Ne abbiamo parlato con Barbara Fani, una delle tre fondatrici, che ci ha raccontato quanto sia importante, per i singoli e per le aziende, “restituire” alla Terra ciò che ci offre ogni giorno e quanto sia fondamentale farlo anche attraverso i social network.

Per noi i social sono essenziali – racconta – perché ci permettono di arrivare a tutti i nostri clienti in tempo reale. Non si tratta di diffondere messaggi solo dalla natura commerciale, ma anche di raccontare la nostra storia attraverso i nostri valori”.

Ed è proprio su questo che le sorelle Fani hanno deciso di investire energia, tempo e risorse. La sostenibilità è uno dei pilastri su cui si fonda l’azienda: filati ecologici, made in Italy e certificati Recycled Claim Standard (RCS) e Global Recycled Standard (GRS). Tutta la filiera è controllata, nel rispetto degli animali, dell’ambiente e del lavoro umano. Ed è proprio sui social che Bettaknit ha voluto condividere un progetto che mira a “fare qualcosa di buono” insieme a tutta la community.

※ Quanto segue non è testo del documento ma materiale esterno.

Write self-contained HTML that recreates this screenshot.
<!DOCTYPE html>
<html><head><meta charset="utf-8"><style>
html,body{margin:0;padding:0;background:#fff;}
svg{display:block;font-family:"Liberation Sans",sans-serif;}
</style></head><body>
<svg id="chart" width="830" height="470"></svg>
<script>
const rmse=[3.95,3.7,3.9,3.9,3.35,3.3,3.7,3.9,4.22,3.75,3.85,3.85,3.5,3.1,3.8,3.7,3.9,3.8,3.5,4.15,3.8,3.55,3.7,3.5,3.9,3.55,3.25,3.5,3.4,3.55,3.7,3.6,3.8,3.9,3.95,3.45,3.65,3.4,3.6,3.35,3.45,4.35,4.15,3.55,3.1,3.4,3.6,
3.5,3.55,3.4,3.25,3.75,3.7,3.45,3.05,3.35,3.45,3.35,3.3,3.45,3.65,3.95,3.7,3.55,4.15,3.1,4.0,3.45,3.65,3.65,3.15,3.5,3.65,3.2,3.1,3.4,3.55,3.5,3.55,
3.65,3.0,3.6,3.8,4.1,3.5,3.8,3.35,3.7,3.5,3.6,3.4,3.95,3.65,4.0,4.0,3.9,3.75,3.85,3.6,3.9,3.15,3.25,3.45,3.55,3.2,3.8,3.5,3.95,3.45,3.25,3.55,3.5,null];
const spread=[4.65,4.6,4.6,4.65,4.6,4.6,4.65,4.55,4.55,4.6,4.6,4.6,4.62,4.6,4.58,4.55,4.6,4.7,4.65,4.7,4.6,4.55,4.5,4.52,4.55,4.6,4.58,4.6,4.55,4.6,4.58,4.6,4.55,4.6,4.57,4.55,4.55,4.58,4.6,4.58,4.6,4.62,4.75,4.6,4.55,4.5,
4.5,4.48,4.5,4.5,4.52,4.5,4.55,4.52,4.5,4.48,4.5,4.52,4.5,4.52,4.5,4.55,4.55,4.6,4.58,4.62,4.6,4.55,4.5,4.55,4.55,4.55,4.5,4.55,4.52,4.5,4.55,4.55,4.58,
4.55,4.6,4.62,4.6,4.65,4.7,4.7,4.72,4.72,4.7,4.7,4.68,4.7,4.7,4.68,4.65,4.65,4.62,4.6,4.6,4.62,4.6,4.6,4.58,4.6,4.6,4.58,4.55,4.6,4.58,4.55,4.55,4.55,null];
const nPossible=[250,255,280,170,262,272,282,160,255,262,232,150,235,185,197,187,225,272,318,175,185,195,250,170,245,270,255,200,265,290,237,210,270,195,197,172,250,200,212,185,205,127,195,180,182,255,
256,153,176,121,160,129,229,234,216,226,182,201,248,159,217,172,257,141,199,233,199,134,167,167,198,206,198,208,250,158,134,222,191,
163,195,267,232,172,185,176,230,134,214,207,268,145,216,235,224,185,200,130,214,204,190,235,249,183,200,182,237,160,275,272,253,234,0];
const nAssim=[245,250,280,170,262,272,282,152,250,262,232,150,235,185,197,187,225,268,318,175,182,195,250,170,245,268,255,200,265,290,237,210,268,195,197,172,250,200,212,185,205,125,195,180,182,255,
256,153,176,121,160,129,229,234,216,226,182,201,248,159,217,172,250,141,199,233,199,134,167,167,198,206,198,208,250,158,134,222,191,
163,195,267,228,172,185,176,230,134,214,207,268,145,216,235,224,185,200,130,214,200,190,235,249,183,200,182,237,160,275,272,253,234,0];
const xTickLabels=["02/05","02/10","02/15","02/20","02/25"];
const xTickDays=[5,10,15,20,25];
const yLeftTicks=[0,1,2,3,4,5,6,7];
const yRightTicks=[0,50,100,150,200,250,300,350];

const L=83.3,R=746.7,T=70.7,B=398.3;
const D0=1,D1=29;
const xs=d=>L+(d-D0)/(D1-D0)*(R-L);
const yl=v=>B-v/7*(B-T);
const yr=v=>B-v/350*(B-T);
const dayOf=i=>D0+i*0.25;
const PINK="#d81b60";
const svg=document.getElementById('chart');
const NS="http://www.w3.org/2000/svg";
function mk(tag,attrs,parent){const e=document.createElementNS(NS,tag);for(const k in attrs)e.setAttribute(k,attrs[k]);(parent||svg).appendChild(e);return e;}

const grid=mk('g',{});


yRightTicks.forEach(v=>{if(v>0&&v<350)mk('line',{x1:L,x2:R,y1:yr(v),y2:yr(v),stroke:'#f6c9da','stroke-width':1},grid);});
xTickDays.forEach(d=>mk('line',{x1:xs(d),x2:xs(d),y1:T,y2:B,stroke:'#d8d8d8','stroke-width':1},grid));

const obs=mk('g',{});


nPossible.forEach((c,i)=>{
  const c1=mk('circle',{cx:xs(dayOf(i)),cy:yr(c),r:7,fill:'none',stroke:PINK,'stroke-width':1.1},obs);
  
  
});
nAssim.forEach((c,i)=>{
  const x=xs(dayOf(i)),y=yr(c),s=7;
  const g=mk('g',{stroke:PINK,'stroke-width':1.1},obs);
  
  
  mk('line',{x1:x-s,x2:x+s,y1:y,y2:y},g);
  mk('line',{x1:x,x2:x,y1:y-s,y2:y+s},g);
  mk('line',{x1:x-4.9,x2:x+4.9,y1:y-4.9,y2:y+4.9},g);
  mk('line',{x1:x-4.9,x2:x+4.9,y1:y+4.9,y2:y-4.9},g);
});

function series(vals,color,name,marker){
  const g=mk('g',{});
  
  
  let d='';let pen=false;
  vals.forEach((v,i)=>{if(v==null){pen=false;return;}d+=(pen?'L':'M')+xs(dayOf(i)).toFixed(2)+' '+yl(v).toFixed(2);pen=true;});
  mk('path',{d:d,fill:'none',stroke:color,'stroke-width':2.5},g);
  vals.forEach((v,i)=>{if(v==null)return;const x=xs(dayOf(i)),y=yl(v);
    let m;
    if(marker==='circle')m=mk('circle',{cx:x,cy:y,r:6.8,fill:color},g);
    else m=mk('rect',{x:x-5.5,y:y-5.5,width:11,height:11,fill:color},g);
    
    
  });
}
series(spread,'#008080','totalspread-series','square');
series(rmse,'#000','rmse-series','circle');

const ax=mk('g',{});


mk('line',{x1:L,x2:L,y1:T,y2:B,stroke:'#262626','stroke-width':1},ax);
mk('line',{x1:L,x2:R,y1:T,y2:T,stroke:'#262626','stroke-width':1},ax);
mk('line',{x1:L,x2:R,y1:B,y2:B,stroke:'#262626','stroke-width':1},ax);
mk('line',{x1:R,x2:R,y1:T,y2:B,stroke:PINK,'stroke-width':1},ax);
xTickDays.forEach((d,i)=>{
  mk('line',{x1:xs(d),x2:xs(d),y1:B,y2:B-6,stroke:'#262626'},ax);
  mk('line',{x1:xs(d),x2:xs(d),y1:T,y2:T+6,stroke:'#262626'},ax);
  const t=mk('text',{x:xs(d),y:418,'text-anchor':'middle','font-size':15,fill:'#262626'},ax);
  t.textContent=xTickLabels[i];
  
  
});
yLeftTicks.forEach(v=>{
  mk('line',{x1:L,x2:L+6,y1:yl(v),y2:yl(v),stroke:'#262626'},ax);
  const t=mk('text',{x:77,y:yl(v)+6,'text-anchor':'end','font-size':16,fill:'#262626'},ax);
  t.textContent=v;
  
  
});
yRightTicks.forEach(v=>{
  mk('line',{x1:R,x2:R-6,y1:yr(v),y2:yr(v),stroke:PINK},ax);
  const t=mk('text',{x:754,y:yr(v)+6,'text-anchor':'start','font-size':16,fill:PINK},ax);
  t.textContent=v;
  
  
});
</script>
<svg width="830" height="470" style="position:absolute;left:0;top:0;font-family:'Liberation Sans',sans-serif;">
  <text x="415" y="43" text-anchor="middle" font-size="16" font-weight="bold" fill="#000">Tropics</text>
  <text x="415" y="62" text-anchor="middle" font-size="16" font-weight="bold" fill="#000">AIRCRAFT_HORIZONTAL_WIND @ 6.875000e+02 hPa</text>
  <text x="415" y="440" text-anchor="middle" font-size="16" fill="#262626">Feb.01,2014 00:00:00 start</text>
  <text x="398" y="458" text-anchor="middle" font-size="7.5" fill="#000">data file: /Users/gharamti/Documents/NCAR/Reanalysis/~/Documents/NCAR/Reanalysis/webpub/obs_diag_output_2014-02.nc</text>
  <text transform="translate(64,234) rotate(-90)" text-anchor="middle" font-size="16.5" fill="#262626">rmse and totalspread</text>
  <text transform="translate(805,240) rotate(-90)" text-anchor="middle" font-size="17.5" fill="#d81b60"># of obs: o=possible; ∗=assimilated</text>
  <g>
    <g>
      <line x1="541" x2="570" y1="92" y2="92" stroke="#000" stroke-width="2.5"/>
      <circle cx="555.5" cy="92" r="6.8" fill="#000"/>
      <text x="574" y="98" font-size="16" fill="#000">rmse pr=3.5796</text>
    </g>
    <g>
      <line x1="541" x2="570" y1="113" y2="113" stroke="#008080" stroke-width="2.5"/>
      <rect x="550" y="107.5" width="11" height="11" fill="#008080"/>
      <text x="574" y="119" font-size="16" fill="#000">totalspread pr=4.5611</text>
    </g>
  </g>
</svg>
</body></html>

L’obiettivo? Realizzare una foresta diffusa, “piantando l’albero giusto, nel posto giusto, per il motivo giusto, con il partner giusto”. “L’e-commerce – racconta Barbara – è una delle attività più inquinanti: pur facendo attenzione al packaging, l’impatto delle spedizioni e dei resi sulle emissioni di Co2 è enorme. Per questo abbiamo deciso di restituire alla Terra ciò che le abbiamo tolto, cioè l’ossigeno”. E per farlo è nata la collaborazione con Treedom, impresa fiorentina che dal 2010 ha piantato in tutto il mondo oltre 3 milioni di alberi con un sistema di ‘adozione a distanza’ che permette alle aziende – e ai clienti finali – di seguire online la storia del progetto che contribuiranno a realizzare. Finora la foresta di Bettaknit è composta da 25 alberi in 6 Paesi del mondo, ‘assegnati’ alle comunità locali che possono utilizzarli come fonte di reddito. Questa popolazione verde assorbirà 1,88 tonnellate di Co2. Sul sito di Treedom è possibile monitorare in tempo reale la crescita della foresta, a cui può contribuire tutta la community. In che modo? “Per ogni acquisto effettuato– spiega la fondatrice dell’azienda – sarà possibile donare 1 euro da destinare a un nuovo albero. E se la spesa supera i 99 euro, la pianta sarà ‘regalata’ al cliente e verrà chiamata con il suo nome. Inoltre, nel corso del tempo potrà seguire le evoluzioni del progetto di cui l’albero fa parte”. E’ il primo passo, commenta entusiasta “per affrontare insieme un grande cammino”, che “ci porterà il prima possibile a diventare plastic free”. Nell’attesa si piantano alberi e si cercano nuovi modi per coniugare la bellezza e la sostenibilità e, soprattutto, si sferruzza. Con calma, con leggerezza. Punto dopo punto.